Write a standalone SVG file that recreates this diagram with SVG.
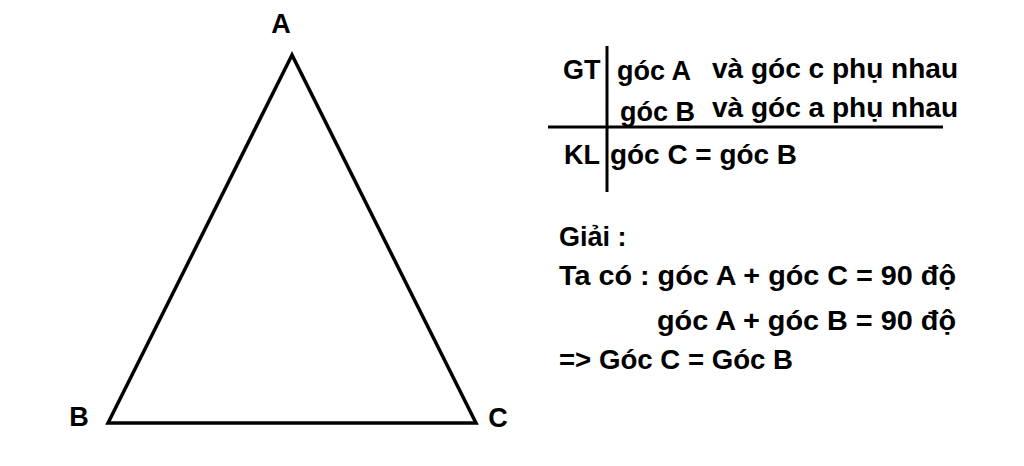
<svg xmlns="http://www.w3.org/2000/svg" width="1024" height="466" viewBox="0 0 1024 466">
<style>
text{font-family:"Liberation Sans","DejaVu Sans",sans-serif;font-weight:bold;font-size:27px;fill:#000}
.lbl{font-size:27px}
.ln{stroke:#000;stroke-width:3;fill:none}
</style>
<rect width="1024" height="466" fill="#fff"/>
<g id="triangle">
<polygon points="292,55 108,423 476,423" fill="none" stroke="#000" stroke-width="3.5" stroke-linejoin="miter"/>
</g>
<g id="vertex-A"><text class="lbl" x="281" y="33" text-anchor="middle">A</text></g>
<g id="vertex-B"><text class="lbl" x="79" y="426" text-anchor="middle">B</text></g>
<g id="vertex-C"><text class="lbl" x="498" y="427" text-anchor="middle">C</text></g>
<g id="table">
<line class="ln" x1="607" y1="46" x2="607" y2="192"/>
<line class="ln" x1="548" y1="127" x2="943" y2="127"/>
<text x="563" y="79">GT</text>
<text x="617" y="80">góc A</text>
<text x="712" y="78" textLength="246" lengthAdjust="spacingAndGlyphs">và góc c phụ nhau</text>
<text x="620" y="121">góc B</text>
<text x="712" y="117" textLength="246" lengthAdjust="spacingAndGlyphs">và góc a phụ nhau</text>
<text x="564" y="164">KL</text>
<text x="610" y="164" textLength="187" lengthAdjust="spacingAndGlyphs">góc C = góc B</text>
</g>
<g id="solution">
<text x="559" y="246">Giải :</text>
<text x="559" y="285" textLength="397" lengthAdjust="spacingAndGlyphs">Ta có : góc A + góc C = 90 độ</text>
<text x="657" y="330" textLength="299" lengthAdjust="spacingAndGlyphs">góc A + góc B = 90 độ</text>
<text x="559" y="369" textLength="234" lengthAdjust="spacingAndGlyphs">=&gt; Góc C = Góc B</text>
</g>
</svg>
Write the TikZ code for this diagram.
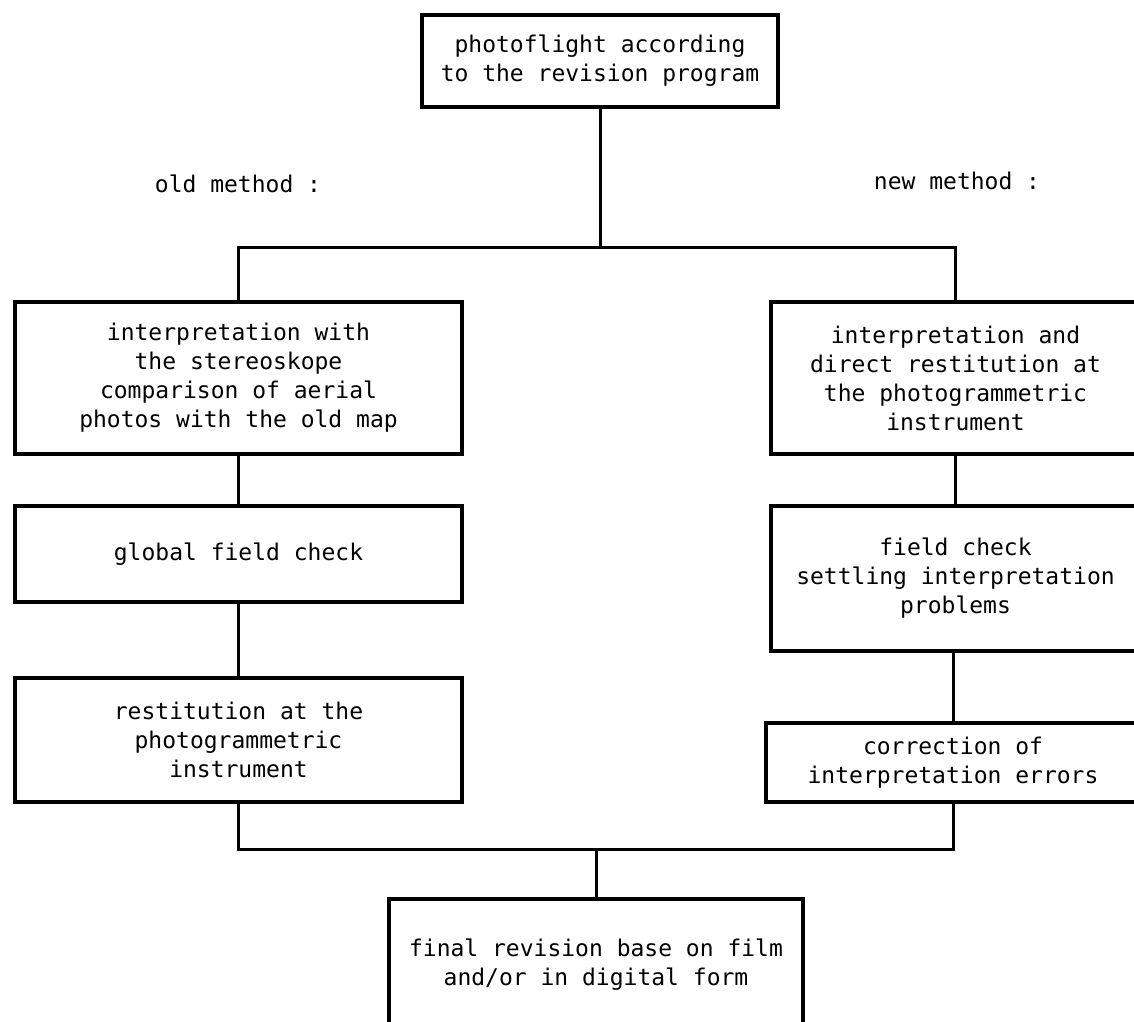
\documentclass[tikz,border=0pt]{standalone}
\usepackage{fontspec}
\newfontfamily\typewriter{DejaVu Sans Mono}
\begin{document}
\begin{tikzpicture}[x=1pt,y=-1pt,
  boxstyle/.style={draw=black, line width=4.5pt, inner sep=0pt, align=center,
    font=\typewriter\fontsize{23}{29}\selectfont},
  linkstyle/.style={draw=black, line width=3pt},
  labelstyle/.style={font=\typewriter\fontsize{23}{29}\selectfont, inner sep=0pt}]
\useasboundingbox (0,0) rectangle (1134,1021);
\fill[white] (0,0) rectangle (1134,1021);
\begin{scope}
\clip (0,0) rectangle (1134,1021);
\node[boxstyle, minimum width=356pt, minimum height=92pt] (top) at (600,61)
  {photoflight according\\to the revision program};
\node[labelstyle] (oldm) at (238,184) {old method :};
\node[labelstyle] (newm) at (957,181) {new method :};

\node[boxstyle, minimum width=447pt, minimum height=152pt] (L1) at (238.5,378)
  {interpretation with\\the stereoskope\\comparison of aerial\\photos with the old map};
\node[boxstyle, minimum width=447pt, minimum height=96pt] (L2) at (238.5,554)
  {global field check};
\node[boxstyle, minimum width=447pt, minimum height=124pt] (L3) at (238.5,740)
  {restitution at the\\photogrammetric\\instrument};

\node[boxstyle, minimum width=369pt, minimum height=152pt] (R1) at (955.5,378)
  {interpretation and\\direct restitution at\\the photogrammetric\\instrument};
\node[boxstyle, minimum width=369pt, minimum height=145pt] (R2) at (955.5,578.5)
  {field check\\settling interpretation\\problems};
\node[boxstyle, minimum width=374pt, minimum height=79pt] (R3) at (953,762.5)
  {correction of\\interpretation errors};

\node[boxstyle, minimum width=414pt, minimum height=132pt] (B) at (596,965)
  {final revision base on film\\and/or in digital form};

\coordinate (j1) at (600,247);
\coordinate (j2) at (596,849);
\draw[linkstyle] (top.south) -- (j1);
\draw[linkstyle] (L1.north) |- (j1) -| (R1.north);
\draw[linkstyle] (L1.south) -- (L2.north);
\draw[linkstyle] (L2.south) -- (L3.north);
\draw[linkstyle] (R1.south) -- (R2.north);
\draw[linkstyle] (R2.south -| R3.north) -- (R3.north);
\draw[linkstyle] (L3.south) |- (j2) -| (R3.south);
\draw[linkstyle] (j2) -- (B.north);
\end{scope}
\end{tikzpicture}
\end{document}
==
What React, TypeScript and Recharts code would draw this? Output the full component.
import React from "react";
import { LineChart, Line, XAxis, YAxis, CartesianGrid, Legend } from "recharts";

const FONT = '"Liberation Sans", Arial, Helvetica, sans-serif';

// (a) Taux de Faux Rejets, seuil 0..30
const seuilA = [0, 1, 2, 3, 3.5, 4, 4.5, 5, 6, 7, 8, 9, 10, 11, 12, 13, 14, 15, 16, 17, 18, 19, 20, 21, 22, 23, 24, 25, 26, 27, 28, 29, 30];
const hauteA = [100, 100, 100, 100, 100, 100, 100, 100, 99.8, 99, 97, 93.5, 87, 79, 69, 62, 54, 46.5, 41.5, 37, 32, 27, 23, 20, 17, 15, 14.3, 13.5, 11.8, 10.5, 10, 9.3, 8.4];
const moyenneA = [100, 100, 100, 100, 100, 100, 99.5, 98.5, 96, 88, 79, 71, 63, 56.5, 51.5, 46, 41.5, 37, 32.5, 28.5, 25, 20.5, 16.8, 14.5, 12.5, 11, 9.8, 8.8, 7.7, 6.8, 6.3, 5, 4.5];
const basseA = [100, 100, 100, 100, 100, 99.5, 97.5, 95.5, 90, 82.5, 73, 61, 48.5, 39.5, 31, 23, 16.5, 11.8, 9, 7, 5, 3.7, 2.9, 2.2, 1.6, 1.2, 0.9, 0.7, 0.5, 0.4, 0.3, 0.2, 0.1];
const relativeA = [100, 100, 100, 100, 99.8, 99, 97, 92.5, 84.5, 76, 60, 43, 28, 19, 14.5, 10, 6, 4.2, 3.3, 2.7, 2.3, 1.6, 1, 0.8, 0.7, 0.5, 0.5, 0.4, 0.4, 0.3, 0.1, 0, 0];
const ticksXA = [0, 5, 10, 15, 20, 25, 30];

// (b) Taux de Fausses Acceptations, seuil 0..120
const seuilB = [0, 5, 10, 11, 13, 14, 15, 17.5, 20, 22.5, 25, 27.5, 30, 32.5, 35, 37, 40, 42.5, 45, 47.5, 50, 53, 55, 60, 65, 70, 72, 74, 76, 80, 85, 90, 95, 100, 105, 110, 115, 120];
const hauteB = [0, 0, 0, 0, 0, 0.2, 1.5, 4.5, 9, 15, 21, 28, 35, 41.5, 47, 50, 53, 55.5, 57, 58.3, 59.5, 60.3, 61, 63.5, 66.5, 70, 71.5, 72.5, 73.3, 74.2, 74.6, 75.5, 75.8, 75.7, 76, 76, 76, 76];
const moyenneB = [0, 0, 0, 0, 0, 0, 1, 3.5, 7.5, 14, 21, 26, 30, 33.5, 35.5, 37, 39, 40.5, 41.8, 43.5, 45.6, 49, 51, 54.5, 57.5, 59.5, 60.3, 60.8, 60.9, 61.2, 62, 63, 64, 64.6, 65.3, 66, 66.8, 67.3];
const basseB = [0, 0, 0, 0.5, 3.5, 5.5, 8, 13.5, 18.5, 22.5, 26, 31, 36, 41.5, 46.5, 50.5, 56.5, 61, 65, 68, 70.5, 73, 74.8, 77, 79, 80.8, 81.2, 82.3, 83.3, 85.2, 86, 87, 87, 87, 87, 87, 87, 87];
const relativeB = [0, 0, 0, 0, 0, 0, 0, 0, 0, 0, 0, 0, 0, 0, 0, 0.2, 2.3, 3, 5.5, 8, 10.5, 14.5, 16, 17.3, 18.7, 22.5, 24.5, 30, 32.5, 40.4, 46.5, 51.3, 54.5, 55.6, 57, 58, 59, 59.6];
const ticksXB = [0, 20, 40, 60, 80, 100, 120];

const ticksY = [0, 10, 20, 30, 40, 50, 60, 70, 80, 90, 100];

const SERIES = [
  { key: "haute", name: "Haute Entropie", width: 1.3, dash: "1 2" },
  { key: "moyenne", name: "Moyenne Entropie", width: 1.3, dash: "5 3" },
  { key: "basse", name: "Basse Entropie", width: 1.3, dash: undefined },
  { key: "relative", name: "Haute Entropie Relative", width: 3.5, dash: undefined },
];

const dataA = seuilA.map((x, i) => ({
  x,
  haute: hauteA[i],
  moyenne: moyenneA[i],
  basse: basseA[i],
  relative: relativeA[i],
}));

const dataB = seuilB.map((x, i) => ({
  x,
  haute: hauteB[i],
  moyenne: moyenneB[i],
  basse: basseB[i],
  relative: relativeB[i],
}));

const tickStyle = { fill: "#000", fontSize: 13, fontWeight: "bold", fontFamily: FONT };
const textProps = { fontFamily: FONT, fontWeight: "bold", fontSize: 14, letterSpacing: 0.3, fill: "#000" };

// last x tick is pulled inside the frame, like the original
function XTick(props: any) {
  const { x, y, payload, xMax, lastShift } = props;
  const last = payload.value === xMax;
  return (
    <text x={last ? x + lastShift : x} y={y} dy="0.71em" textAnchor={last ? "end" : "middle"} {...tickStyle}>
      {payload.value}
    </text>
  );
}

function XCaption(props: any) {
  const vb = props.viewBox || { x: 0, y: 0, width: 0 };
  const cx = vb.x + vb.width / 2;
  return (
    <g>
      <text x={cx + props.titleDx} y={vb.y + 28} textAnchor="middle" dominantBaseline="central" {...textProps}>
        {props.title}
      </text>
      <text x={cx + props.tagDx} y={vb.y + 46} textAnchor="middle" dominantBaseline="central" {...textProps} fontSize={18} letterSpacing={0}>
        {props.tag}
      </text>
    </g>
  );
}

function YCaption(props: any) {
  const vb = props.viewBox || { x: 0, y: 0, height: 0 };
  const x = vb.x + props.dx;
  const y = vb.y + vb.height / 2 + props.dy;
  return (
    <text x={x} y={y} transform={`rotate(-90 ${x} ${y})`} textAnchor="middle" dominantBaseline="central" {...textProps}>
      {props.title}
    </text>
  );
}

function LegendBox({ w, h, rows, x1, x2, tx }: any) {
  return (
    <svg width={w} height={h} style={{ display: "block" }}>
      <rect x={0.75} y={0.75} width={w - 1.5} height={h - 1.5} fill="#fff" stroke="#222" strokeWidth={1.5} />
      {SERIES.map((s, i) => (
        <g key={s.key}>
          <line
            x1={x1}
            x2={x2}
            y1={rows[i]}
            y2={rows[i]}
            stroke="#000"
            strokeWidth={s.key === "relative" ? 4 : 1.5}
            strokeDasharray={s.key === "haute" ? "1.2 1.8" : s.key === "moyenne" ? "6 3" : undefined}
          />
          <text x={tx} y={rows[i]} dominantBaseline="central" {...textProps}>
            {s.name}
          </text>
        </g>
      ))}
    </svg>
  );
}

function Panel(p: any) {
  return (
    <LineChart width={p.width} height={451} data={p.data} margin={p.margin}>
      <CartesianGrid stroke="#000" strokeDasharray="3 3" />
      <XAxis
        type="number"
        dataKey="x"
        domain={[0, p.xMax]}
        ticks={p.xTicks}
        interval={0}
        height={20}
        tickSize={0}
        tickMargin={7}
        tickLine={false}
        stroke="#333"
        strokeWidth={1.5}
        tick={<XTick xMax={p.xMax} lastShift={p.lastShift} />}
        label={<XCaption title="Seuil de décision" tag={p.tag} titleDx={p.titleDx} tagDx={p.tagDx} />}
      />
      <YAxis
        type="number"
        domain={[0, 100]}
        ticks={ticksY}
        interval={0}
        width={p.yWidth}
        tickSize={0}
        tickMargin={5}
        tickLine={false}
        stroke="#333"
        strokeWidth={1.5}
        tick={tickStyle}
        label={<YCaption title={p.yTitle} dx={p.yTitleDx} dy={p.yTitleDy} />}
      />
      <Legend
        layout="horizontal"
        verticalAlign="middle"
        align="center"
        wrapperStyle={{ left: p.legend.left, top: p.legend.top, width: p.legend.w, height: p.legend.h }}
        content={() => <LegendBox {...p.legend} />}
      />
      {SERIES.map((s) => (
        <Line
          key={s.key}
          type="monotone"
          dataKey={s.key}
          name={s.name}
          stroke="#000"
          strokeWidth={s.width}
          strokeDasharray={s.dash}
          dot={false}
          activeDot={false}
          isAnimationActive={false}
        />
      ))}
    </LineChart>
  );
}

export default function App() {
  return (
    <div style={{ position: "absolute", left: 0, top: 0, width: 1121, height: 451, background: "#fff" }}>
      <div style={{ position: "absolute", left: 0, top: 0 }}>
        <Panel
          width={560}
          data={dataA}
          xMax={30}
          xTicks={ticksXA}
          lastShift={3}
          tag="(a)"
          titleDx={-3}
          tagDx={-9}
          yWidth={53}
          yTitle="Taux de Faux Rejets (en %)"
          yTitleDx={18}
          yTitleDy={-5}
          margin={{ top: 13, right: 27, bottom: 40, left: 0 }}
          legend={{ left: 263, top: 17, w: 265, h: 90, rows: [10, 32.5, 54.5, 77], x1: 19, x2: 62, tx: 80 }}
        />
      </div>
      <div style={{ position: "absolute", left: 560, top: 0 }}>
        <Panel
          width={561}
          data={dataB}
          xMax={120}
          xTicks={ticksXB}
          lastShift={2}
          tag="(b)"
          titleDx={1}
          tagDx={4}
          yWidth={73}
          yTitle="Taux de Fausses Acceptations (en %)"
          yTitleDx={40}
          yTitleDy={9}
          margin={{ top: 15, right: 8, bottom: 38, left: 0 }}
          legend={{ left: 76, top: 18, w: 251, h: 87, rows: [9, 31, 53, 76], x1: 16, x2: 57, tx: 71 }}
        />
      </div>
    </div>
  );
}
...
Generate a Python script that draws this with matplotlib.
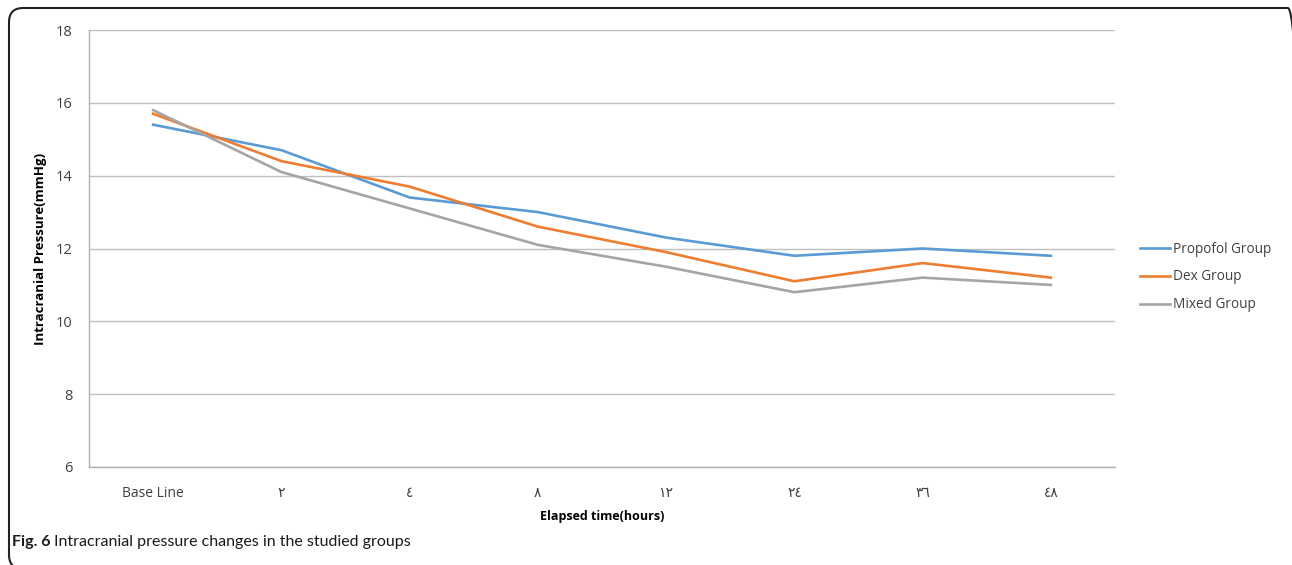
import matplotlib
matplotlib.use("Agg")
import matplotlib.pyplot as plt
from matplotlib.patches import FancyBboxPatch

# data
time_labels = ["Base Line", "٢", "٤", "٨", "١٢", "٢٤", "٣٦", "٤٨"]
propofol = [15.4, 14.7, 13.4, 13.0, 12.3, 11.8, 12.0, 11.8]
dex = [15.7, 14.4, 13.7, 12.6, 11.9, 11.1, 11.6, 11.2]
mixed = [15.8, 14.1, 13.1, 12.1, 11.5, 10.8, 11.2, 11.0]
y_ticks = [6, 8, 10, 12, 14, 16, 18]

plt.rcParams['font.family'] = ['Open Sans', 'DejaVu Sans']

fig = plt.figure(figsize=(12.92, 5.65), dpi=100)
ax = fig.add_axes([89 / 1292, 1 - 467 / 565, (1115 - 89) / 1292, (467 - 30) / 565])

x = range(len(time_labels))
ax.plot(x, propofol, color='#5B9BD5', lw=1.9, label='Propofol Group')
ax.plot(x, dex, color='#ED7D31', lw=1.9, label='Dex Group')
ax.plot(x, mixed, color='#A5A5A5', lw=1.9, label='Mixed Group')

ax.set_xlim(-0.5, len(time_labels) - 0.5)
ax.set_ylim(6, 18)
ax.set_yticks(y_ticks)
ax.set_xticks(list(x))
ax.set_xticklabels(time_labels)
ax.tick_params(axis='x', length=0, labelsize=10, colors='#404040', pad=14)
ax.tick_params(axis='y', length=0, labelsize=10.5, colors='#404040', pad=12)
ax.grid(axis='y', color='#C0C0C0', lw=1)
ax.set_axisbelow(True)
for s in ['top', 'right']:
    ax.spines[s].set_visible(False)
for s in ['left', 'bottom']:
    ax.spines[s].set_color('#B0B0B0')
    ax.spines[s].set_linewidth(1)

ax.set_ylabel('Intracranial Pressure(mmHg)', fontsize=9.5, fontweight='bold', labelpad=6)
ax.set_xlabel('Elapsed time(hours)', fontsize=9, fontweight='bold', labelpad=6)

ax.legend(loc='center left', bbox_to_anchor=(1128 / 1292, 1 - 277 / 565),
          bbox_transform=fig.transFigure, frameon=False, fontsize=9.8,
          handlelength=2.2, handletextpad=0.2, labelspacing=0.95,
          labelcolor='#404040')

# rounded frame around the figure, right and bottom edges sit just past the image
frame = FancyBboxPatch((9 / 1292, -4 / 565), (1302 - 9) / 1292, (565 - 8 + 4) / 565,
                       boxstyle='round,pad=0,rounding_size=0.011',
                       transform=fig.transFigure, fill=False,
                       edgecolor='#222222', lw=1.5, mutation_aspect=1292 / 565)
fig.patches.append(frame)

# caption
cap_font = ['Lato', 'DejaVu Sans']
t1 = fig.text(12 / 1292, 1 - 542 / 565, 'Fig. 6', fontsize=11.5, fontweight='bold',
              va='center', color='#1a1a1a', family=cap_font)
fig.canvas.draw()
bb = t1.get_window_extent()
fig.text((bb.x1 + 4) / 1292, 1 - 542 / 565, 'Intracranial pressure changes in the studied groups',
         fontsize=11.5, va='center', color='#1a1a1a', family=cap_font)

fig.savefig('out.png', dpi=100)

[THE EXERCISE]:
Review the material and copy each line in which the word "that" appears.

[EXERCISE ANSWER]:
Write a standalone SVG file that recreates this diagram with SVG.
Generate a Python script that draws this with matplotlib.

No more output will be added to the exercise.